Despite what people think, AP isn’t a list of techniques, a series of “Must do’s” and “Shame on you if you don’ts.” It’s a call to foster a uniquely loving, responsible, and intimate relationship with your kids so they see you as their mentor for learning how to lead a life filled with love, responsibility, and intimacy.

It’s true that fostering this kind of relationship takes more of an investment than most parents put into their relationship with their kids. It’s also true that such a relationship might be more difficult for some. I just wish people didn’t find it so offensive or shocking that a parent would want to pursue that kind of a relationship with their child, or would want that kind of relationship for the children of the world.

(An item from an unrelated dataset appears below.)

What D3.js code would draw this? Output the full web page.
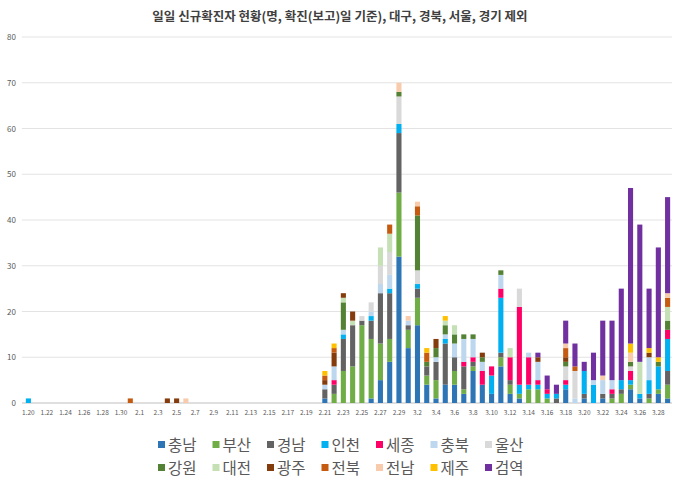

To be fair, I do think the cover shot pretty accurately represents many non-AP parents’ perception of AP. That is, “Mom as slave to a set of techniques that turns her into a mere dispenser of bodily fluid and maternal energy for the spoiled little vampire-child who is being enabled to suck the very life out of her.” It saddens me that people would feel this way, though. Our families deserve better. Our children deserve better. We deserve better.

Dr. Gregory K. Popcak

Comments

  1. I agree entirely, Shell. I also like how Dr. Popcak stresses the uniqueness of each of our children. Some children may not want or need to nurse for long while others are different. Children aren’t DVD players that we can insert a disc into and have them play the way we want as long as its programmed right.

  2. Great reply. As a mother of twins and a parent who practices some attachment parenting concepts in our everyday routine, I felt like the cover of the magazine did not represent me well at all. Instead, it illustrated a faulty image of what nay-Sayers believe AP is all about.